*Rows*.
********************
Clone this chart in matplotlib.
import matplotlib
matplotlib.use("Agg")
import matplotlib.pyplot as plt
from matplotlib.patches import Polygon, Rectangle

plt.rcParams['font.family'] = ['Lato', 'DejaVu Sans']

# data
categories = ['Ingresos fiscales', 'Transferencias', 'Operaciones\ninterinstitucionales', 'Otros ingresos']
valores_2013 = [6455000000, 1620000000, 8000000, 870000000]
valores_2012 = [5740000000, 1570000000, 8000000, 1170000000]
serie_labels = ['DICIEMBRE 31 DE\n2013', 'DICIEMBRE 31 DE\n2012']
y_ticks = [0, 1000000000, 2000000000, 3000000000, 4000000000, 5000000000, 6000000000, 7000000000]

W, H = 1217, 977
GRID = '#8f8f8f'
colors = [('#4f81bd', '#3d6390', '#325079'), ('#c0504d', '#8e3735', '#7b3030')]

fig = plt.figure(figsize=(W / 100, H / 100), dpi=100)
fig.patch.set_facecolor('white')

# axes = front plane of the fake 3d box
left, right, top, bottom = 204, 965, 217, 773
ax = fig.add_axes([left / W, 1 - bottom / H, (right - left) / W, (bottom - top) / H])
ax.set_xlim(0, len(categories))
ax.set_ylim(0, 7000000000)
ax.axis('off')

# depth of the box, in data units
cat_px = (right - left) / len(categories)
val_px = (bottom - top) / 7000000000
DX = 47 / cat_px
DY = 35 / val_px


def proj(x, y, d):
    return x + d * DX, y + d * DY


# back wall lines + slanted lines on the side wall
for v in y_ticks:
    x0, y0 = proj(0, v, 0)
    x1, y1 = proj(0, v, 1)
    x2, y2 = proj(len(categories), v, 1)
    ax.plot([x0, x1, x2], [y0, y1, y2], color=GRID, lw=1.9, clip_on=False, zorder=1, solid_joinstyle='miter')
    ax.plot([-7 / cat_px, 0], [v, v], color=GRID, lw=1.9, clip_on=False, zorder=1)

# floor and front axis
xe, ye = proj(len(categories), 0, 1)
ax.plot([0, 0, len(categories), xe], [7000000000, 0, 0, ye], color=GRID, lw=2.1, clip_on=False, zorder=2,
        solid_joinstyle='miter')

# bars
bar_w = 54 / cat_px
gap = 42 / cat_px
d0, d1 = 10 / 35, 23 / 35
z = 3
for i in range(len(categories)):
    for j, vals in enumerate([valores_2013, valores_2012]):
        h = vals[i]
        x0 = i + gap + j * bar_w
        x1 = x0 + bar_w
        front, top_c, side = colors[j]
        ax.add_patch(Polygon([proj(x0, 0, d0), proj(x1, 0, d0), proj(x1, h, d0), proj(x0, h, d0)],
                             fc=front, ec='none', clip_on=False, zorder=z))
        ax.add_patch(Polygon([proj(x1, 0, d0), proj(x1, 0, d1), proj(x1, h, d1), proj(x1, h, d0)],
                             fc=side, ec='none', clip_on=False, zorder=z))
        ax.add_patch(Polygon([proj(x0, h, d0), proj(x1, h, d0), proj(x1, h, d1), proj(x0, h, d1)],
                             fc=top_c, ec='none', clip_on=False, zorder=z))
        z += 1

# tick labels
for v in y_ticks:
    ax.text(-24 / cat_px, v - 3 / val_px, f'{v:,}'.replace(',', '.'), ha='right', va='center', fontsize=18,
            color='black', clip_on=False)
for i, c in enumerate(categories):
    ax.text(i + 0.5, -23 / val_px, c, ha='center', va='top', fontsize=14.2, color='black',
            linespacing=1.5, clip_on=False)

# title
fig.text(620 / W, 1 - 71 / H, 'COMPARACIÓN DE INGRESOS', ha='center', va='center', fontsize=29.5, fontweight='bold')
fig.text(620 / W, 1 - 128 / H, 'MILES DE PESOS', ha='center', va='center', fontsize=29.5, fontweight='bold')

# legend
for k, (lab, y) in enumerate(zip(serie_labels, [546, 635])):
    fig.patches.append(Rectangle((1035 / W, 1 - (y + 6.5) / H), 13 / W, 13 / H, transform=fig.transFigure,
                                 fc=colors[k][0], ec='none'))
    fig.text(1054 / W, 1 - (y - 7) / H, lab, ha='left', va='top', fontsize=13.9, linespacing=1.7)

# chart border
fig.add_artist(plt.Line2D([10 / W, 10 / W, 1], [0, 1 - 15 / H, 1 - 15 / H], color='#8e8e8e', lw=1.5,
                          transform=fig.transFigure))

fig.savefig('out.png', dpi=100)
********************
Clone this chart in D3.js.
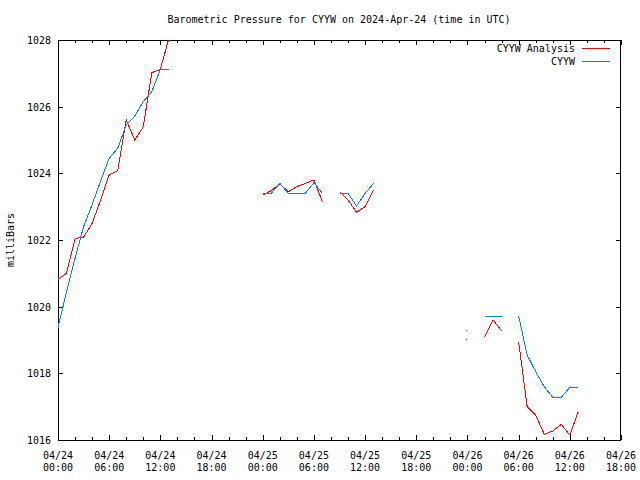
********************
*Exercise aim*.
Output exactly one stretch of the listing: from the line containing "Clone this chart in matplotlib." through the line containing "plt.rcParams['font.family'] = ['Lato', 'DejaVu", both end lines included.

*Response to the exercise*.
Clone this chart in matplotlib.
import matplotlib
matplotlib.use("Agg")
import matplotlib.pyplot as plt
from matplotlib.patches import Polygon, Rectangle

plt.rcParams['font.family'] = ['Lato', 'DejaVu Sans']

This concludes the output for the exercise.